++++ The records

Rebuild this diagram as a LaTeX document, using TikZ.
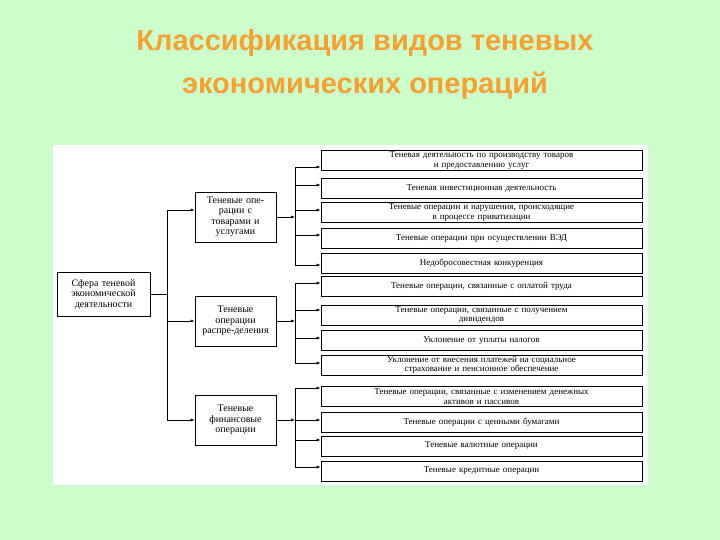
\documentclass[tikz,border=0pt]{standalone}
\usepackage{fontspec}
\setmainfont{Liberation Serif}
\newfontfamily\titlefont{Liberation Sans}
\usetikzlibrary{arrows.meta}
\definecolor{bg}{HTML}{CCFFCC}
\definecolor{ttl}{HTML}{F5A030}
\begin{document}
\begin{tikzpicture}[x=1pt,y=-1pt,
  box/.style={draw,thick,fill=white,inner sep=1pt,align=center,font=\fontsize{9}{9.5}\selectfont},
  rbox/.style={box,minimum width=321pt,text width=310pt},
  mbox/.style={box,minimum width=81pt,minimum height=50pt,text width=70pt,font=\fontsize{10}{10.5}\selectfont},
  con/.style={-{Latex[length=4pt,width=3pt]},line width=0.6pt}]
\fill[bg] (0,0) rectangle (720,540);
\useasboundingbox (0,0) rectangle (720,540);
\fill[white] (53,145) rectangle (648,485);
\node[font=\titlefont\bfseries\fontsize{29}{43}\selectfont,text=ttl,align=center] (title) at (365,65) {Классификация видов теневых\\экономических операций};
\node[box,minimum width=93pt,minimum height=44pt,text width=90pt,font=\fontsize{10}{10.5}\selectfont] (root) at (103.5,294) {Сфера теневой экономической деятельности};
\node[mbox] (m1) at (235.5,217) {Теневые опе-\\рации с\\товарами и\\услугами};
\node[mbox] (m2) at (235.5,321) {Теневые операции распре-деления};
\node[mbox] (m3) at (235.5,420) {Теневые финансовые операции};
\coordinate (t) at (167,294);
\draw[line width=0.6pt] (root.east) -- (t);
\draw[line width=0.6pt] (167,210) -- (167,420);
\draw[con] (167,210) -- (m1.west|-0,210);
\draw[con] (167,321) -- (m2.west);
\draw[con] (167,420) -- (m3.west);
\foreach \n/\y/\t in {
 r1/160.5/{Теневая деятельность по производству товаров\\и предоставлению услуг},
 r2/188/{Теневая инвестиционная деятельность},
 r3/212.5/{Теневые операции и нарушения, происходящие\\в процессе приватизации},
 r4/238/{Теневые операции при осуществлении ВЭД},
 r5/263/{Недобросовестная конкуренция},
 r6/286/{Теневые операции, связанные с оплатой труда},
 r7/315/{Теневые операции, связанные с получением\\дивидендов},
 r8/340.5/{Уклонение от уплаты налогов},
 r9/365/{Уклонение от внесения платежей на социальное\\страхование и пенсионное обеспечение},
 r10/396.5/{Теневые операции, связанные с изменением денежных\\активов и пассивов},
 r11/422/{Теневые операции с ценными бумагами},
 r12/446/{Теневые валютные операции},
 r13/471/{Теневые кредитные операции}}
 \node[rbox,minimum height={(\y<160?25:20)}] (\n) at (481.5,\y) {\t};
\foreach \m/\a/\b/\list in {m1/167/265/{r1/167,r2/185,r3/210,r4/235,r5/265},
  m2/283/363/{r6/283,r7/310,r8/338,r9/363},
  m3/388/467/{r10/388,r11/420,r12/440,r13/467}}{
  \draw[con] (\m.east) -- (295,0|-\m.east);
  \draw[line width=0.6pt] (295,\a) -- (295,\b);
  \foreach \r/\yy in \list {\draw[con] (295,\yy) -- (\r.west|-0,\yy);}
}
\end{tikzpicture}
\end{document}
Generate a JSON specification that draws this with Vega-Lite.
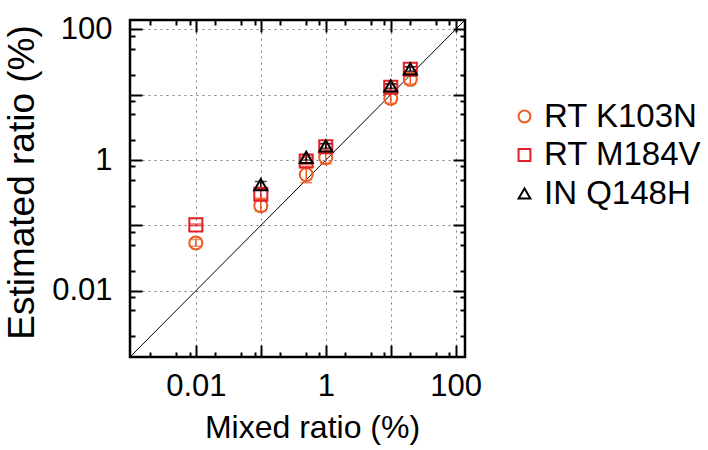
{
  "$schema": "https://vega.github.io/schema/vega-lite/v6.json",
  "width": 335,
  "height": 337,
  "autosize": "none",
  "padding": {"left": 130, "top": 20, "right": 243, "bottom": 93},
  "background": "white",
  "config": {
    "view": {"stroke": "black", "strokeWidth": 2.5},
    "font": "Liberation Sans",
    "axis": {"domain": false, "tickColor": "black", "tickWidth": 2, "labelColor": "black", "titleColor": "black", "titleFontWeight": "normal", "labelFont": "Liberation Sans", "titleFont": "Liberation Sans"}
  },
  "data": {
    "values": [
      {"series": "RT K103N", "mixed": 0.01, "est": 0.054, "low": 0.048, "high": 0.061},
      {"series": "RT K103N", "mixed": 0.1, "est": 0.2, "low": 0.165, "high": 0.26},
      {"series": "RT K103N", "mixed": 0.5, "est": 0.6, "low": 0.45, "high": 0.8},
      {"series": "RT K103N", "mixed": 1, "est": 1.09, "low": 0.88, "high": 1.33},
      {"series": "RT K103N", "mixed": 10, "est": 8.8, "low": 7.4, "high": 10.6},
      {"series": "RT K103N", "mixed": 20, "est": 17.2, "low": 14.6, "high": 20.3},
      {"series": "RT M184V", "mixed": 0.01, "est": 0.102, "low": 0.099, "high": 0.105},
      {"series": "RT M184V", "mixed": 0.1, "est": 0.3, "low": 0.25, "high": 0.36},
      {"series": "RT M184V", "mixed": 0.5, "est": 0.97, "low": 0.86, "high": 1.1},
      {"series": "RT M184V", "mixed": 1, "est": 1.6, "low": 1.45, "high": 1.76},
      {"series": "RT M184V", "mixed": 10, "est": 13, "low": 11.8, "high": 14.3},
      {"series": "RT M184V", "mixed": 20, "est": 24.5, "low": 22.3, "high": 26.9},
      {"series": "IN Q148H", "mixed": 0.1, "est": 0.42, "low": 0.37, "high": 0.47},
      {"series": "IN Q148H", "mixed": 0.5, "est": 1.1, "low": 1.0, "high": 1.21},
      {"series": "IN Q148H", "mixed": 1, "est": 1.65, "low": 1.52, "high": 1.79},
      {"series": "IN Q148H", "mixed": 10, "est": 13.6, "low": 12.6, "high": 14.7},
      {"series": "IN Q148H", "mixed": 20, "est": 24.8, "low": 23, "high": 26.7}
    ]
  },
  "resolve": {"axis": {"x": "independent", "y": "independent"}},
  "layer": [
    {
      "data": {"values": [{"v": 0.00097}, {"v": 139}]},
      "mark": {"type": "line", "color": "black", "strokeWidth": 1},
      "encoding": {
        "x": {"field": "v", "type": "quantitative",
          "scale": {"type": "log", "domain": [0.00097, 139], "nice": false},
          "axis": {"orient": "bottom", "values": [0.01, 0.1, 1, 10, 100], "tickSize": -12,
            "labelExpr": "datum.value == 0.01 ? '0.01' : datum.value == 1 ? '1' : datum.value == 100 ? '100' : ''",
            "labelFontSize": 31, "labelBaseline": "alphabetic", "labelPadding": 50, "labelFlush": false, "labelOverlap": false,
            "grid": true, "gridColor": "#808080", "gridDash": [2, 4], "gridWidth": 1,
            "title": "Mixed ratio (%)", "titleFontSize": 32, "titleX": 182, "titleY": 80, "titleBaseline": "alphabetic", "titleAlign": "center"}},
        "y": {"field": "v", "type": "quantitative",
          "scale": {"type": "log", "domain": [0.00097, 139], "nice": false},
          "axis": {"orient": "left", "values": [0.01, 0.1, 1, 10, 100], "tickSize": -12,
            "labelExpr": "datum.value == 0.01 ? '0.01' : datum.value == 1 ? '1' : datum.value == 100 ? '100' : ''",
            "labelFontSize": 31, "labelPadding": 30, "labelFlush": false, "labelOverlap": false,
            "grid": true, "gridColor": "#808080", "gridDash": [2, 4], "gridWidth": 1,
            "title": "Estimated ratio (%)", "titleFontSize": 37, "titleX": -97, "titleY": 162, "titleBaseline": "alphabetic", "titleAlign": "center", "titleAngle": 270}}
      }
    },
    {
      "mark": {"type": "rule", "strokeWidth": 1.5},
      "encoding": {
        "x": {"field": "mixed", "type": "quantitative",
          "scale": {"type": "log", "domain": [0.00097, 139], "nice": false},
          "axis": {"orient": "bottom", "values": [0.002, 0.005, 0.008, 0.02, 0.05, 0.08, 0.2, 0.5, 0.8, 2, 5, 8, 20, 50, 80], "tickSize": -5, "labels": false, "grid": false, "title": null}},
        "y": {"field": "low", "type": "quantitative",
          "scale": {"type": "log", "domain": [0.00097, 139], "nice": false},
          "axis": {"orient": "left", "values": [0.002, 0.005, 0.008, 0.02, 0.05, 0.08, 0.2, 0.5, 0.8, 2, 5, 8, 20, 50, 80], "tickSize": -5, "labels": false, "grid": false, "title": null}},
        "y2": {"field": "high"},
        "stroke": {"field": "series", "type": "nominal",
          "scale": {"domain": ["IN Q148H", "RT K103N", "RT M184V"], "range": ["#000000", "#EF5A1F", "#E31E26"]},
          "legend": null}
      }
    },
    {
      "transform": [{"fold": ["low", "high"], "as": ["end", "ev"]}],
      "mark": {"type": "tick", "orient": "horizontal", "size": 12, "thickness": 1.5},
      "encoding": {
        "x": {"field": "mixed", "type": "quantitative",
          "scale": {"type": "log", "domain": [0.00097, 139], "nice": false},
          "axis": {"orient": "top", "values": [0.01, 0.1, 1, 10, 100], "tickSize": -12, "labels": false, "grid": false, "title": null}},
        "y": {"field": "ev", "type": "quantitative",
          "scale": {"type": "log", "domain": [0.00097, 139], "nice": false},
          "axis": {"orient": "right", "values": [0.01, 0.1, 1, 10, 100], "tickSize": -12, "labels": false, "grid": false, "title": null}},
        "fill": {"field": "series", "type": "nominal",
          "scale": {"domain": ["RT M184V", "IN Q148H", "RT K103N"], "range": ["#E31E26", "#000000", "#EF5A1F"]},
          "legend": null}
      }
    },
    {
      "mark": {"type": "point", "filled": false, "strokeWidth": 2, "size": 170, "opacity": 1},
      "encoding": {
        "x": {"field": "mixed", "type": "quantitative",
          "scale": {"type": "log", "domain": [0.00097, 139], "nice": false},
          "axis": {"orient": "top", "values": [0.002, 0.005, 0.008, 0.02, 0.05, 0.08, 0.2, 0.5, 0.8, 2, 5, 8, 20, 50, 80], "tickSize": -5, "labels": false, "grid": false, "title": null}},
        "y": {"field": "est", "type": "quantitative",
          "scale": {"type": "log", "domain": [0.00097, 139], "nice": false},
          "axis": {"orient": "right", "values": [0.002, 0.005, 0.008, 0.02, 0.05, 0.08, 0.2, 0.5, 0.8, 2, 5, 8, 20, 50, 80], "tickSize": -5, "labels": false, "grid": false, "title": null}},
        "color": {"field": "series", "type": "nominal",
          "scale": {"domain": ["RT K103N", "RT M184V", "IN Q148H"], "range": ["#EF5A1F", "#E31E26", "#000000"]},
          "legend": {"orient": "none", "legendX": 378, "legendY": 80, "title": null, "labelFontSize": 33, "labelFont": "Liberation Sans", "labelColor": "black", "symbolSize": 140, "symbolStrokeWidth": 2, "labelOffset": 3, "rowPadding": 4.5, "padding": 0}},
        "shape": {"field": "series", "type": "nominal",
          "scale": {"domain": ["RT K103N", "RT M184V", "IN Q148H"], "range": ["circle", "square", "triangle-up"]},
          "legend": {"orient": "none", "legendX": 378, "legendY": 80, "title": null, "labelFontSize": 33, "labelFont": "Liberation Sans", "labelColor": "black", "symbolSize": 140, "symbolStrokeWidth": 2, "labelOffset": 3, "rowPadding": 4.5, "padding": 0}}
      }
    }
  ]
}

++++++++

Aim of the task — Check each line above for the string "this" and report how many lines have it, giving only the number.

Answer below — 2